不消片刻,本该夏日才有的芙蕖之香在清漪宫的秋晨弥漫了宫室。温清许满意地看着镜中宫女梳的妆:“为本宫送两百两给棉公公,就说他的心意本宫甚是喜欢,他的所为本宫都放在心上,以后的事情也要他不遗余力。”
“可是娘娘,宫外送来的银票大多已经用出去了,何须两百两之多呢?”那宫女点过芙蕖香,背对着温清许看不到其脸色。
“不让他们吃饱了我们的日子都难过。你以为只是银子的问题么?”温清许枉若未闻,只淡漠着面容道,“本宫现在不得宠,温家也已经今非昔比,之所以还能维持着表面的繁华也不过是有内务府那边的帮忙。”
幸好襄侯府现时是她娘握着……
伏引对她依旧心存忌讳,庞游书也早她一步怀了子嗣,她是要尽早为自己谋条好路。
温清许秀眉微蹙,本以为她可以用关怀之心暖了伏引心防,可时日短长他都依旧待她冷淡。暖心之法不成,当就要放任自己的心计筹划君王之心了。
眼神微动之处,恰见锦绣进来内室,对着梳妆的宫女敛了敛神色:“将本宫交代的事情做好就成。”
待内室之中仅有温清许与锦绣二人。
“娘娘,今次是夫人亲自送来的。”锦绣将揣在怀中的银票尽数拿出来,放进了木匣子。
锦绣又将古氏叮嘱交代的话原话说了一遍。
刚过了卯时,忽然便有人前来报信,道是那庞良媛的眠月宫忽然请了太医,王太后同君上都已经赶了过去,该是出了事情。
如今庞游书最大的事情便是那腹中子嗣。
“娘娘,莫非……”莫非滑胎了?锦绣忽然惊诧着望向温清许。
温清许敛着声音:“别猜了,随本宫去看看。”
……
众妃赶至眠月宫之时,眠月宫中已经排了六七个太医,王太后箫氏坐在眠月宫内室之中等着太医的结果,而那些太医一字排开正在商量着内室纱幔之中躺着那人的病因。
此时纱幔之中的庞良媛正躺在床榻上捂着肚子j□j,伏引坐在庞良媛的床榻之侧,安抚着:“太医都在此处,若是哪里作痛便同太医说。”

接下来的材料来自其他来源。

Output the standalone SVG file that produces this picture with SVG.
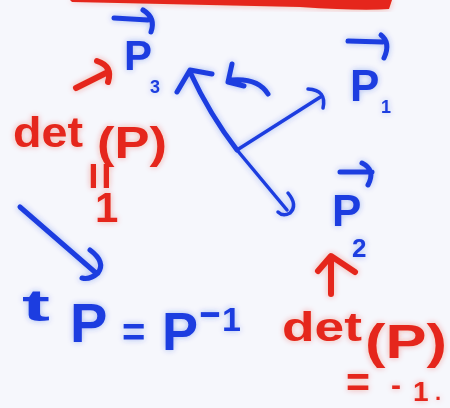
<svg xmlns="http://www.w3.org/2000/svg" width="450" height="408" viewBox="0 0 450 408">
<defs>
<filter id="glow" x="-20%" y="-20%" width="140%" height="140%">
<feGaussianBlur in="SourceGraphic" stdDeviation="3" result="b"/>
<feComponentTransfer in="b" result="bb"><feFuncA type="linear" slope="0.35"/></feComponentTransfer>
<feMerge><feMergeNode in="bb"/><feMergeNode in="SourceGraphic"/></feMerge>
</filter>
<style>
.b{fill:#1e3ee0;font-family:"Liberation Sans",Arial,sans-serif;font-weight:bold}
.r{fill:#e5281b;font-family:"Liberation Sans",Arial,sans-serif;font-weight:bold}
.bs{fill:none;stroke:#1e3ee0;stroke-width:5;stroke-linecap:round;stroke-linejoin:round}
.bt{fill:none;stroke:#1e3ee0;stroke-width:3.5;stroke-linecap:round;stroke-linejoin:round}
.rs{fill:none;stroke:#e5281b;stroke-width:6;stroke-linecap:round;stroke-linejoin:round}
</style>
</defs>
<rect width="450" height="408" fill="#f6f7fc"/>
<g id="topband" filter="url(#glow)">
<path d="M70,0 L392,0 L389,9 Q360,11 300,7 L72,2 Z" fill="#e5281b"/>
</g>
<g id="p3" filter="url(#glow)">
<path class="bs" d="M114,18 L148,20 M143,10 Q156,18 151,32"/>
<text class="b" x="124" y="70" font-size="42">P</text>
<text class="b" x="150" y="93" font-size="18">3</text>
</g>
<g id="p1" filter="url(#glow)">
<path class="bs" d="M348,41 L383,42 M381,35 Q391,43 384,58"/>
<text class="b" x="350" y="101" font-size="44">P</text>
<text class="b" x="381" y="113" font-size="18">1</text>
</g>
<g id="p2" filter="url(#glow)">
<path class="bs" d="M340,172 L372,172 M362,163 Q376,170 368,185"/>
<text class="b" x="332" y="226" font-size="44">P</text>
<text class="b" x="352" y="257" font-size="26">2</text>
</g>
<g id="detleft" filter="url(#glow)">
<path class="rs" d="M76,88 L108,72 M97,61 Q113,66 108,82"/>
<text class="r" x="13" y="147" font-size="42" textLength="70" lengthAdjust="spacingAndGlyphs">det</text>
<text class="r" x="97" y="158" font-size="44" textLength="70" lengthAdjust="spacingAndGlyphs">(P)</text>
<text class="r" font-size="48" transform="translate(83,162) rotate(90)">=</text>
<text class="r" x="95" y="222" font-size="42">1</text>
</g>
<g id="detright" filter="url(#glow)">
<path class="rs" d="M331,294 L331,258 M318,271 L331,256 L355,272"/>
<text class="r" x="282" y="341" font-size="40" textLength="80" lengthAdjust="spacingAndGlyphs">det</text>
<text class="r" x="365" y="358" font-size="48" textLength="82" lengthAdjust="spacingAndGlyphs">(P)</text>
<text class="r" x="346" y="397" font-size="42" textLength="24" lengthAdjust="spacingAndGlyphs">=</text>
<text class="r" x="391" y="395" font-size="30">-</text>
<text class="r" x="413" y="401" font-size="28">1</text>
<text class="r" x="435" y="400" font-size="22">.</text>
</g>
<g id="transpose" filter="url(#glow)">
<path class="bs" d="M20,207 L96,273 M90,250 Q106,262 98,273 Q90,280 82,278"/>
<text class="b" x="22" y="321" font-size="44" textLength="28" lengthAdjust="spacingAndGlyphs">t</text>
<text class="b" x="70" y="342" font-size="56">P</text>
<text class="b" x="122" y="346" font-size="40">=</text>
<text class="b" x="162" y="350" font-size="54">P</text>
<text class="b" x="198" y="325" font-size="40" textLength="24" lengthAdjust="spacingAndGlyphs">-</text>
<text class="b" x="222" y="331" font-size="34">1</text>
</g>
<g id="connectors" filter="url(#glow)">
<path class="bs" d="M237,150 Q210,115 190,72 M177,92 L190,70 L212,74"/>
<path class="bs" d="M268,94 Q258,78 232,80 M232,64 L228,82 L244,86"/>
<path class="bt" d="M237,150 L322,96 M308,89 Q327,90 323,108"/>
<path class="bt" d="M237,150 Q262,180 287,210 M288,193 Q298,205 290,213 Q283,217 278,212"/>
</g>
</svg>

那庞良媛捂着肚子,听着伏引的安慰顺势便往伏引身边艰难地移了移,眼角更是梨花带雨着:“君上,嫔妾身子不足挂齿,但能为君上诞育子嗣嫔妾于愿足矣。此番都是嫔妾太过粗心。”说罢,更是呜咽着痛意袭来。平素在庞良媛眼角眉梢便可看清的心机此时被作痛的表情已经掩下。
此刻的庞良媛,靠着伏引的安抚梨花带雨j□j作痛。
“眠月宫里奴才都是小心照料着,庞良媛怎会滑了脚,倒是来个人同哀家说说。”眼看庞良媛痛成这般,王太后箫氏面上不怒而威,看着地上噤若寒蝉跪着的眠月宫一众宫人。
终是有个宫女磕着头道:“回太后娘娘,主子她一直听着太医的嘱咐每日散步活络,岂知今日一早主子刚下床便滑了脚。”
一大早地太医院便听到眠月宫的主子滑了脚嚷着腹中作痛,要知道眠月宫的主子虽只是个良媛,可她腹中那位可是君上伏引的第一个孩子,莫不金贵着的身子。若然有个差池,他们侍奉太医院的可真是吃不了兜着走。
于是太医院有些资历的太医都赶趟儿地往眠月宫里跑。
可让那些太医实在为难的是……那庞良媛只一径地叫着痛,腹中实在正常得很,甚至连个小的关节崴都寻不到枝节。
有身孕之人时常都会小腿抽筋,滑了脚也分可大可小,那些太医倒也可以对症下药。可庞良媛分明身子好得很,脉象亦是活跃,腹中子嗣甚是安稳。若然他们真的这样禀报了,庞良媛那声声地呼痛又是怎么说?